Just this week in my counseling practice, I worked with three women whose divorce resulted in extreme financial hardship. For two clients, the mortgage had not been paid in five to seven months and they are facing foreclosure. Although both women are employed, they earn less than $20,000 annually and have several children. Child support is in arrears and fear was escalating into panic. The third woman was divorcing an unemployed spouse who had no intention of working in the future or contributing toward their children’s housing, educational or any other provisional needs.

The prospect of not having money to keep a roof over the heads of your children is extremely frightening. Many people going through a divorce are not fully aware of the financial implications and grave lifestyle changes that can and will occur. The stress of worrying about money can lead to panic attacks, high blood pressure and depression. Ways to lessen the impact of this high level of anxiety begin with realistic planning for how to meet basic needs.

In my community, we are fortunate to have some resources to help those in need. The nonprofit Credit Counseling Center helps people to consolidate debt, reduce expenses and put a financial plan into place. The Bucks County Opportunity Council assists people in paying their heat and utility bills, finding and paying for housing, filing income taxes and obtaining food. We are also fortunate to have several food banks to provide needy families with basis.

To reduce the psychological and physiological impact of severe anxiety, individual counseling is helpful in providing tools to lessen stress including self-soothing exercises, meditation and cognitive awareness. The importance of identifying possibilities rather than failures is crucial in providing hope during difficult circumstances. Daily deep breathing exercises and physical activity are also helpful in slowing heart rate and improving mental well-being.

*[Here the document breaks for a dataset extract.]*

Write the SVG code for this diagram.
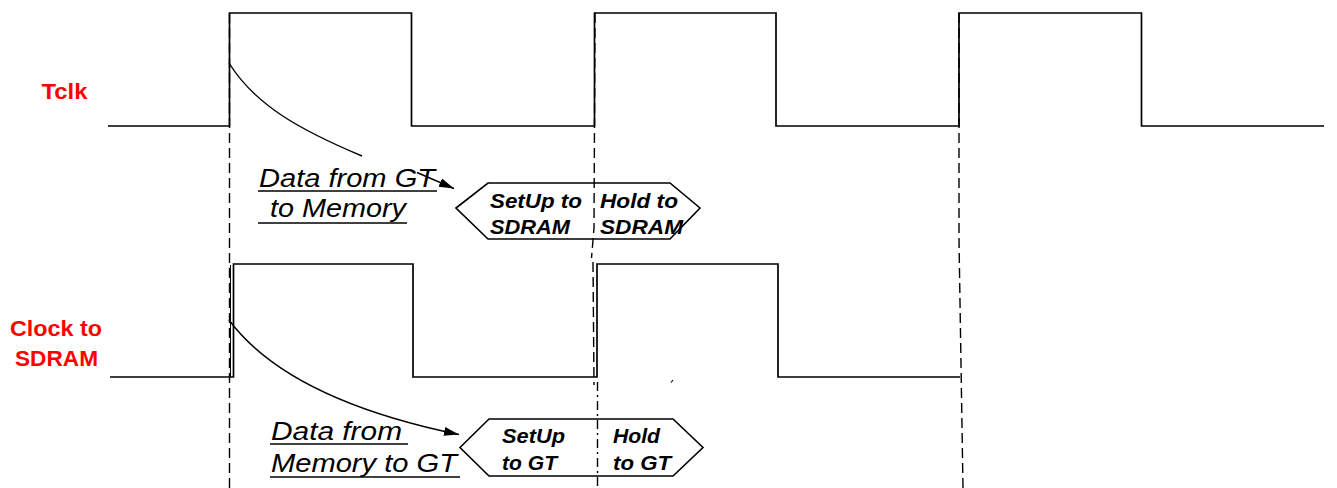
<svg xmlns="http://www.w3.org/2000/svg" width="1337" height="488" viewBox="0 0 1337 488">
<style>
.wave{fill:none;stroke:#000;stroke-width:1.7}
.dash{fill:none;stroke:#000;stroke-width:1.4;stroke-dasharray:10,5}
.dashdot{fill:none;stroke:#000;stroke-width:1.4;stroke-dasharray:9,4,2,4}
.curve{fill:none;stroke:#000;stroke-width:1.4}
.hex{fill:#fff;stroke:#000;stroke-width:1.6}
.ul{stroke:#000;stroke-width:1.7}
.lbl{font-family:"Liberation Sans",Arial,sans-serif;font-weight:bold;fill:#ff0000}
.it{font-family:"Liberation Sans",Arial,sans-serif;font-style:italic;font-size:26.5px;fill:#000}
.hx{font-family:"Liberation Sans",Arial,sans-serif;font-style:italic;font-weight:bold;font-size:19.5px;fill:#000}
</style>
<defs>
<marker id="ah" markerUnits="userSpaceOnUse" markerWidth="16" markerHeight="10" refX="15" refY="4.5" orient="auto">
<path d="M0,0 L15,4.5 L0,9 z" fill="#000"/>
</marker>
</defs>

<g id="label-tclk">
<text class="lbl" x="41.5" y="98.5" font-size="22.5" textLength="46" lengthAdjust="spacingAndGlyphs">Tclk</text>
</g>
<g id="label-clock-sdram">
<text class="lbl" x="56" y="335.5" font-size="21.5" text-anchor="middle" textLength="92" lengthAdjust="spacingAndGlyphs">Clock to</text>
<text class="lbl" x="56.5" y="365.5" font-size="21.5" text-anchor="middle" textLength="83" lengthAdjust="spacingAndGlyphs">SDRAM</text>
</g>

<g id="wave-tclk">
<path class="wave" d="M108,126 H229.5 V13 H411.5 V126 H594.5 V13 H776 V126 H959 V13 H1141.5 V126 H1324"/>
</g>
<g id="wave-clock-sdram">
<path class="wave" d="M110,377 H233.5 V264 H413 V377 H597 V264 H778 V377 H960"/>
<line x1="230.5" y1="265" x2="230.5" y2="377" stroke="#000" stroke-width="1"/>
</g>

<g id="hex-sdram">
<path class="hex" d="M456,208 L488,183 H670 L700,208 L670,239 H488 Z"/>
<text class="hx" x="490" y="207.5" textLength="92" lengthAdjust="spacingAndGlyphs">SetUp to</text>
<text class="hx" x="490" y="234" textLength="80" lengthAdjust="spacingAndGlyphs">SDRAM</text>
<text class="hx" x="600" y="207.5" textLength="78" lengthAdjust="spacingAndGlyphs">Hold to</text>
<text class="hx" x="600" y="234" textLength="83" lengthAdjust="spacingAndGlyphs">SDRAM</text>
</g>

<g id="hex-gt">
<path class="hex" d="M460,447.5 L489,419 H673 L703,447.5 L673,476 H489 Z"/>
<text class="hx" x="502" y="443" textLength="63" lengthAdjust="spacingAndGlyphs">SetUp</text>
<text class="hx" x="502" y="469.5" textLength="55" lengthAdjust="spacingAndGlyphs">to GT</text>
<text class="hx" x="613" y="443" textLength="47" lengthAdjust="spacingAndGlyphs">Hold</text>
<text class="hx" x="613" y="469.5" textLength="58" lengthAdjust="spacingAndGlyphs">to GT</text>
</g>

<g id="text-gt-to-mem">
<text class="it" x="259" y="186.5" textLength="176" lengthAdjust="spacingAndGlyphs">Data from GT</text>
<text class="it" x="270" y="217" textLength="136" lengthAdjust="spacingAndGlyphs">to Memory</text>
<line class="ul" x1="258" y1="191" x2="437" y2="191"/>
<line class="ul" x1="258" y1="223" x2="407" y2="223"/>
</g>

<g id="text-mem-to-gt">
<text class="it" x="271" y="439.5" textLength="131" lengthAdjust="spacingAndGlyphs">Data from</text>
<text class="it" x="271" y="471.5" textLength="186" lengthAdjust="spacingAndGlyphs">Memory to GT</text>
<line class="ul" x1="270" y1="444" x2="408" y2="444"/>
<line class="ul" x1="270" y1="477" x2="460" y2="477"/>
</g>

<g id="connectors">
<path class="dash" d="M229.5,13 V488"/>
<path class="dash" d="M595,13 L594,228 L591.5,258"/>
<path class="dash" d="M593,262 L594,385"/>
<path class="dashdot" d="M597.5,382 V488"/>
<path class="dash" d="M959,13 L959,240 L963,488"/>
<path class="curve" d="M229,63 C255,105 300,130 362,156"/>
<path class="curve" d="M417,172.5 L454,188.5" marker-end="url(#ah)"/>
<path class="curve" d="M229,320 C270,375 350,412 459,434.5" marker-end="url(#ah)"/>
<path d="M671,382.5 L673,380" stroke="#000" stroke-width="1.2"/>
</g>
</svg>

Oftentimes, when stress levels are overwhelming due to serious financial stressors like pending bankruptcy and home foreclosure, antidepressant medication is a viable and sometimes temporary option. When anxiety reaches severe levels, functioning can be compromised and physical illness can occur. The benefit of medication is in preventing further difficulties that can arise as a result of the initial stressor.

The first step is taking a practical inventory of what the financial problems are and in identifying realistic objectives. The next is garnering the support of friends, family, and organizations to assist with the journey of regaining solid footing. And when necessary, reach out to professionals who can offer counseling and medications to help you manage the situation.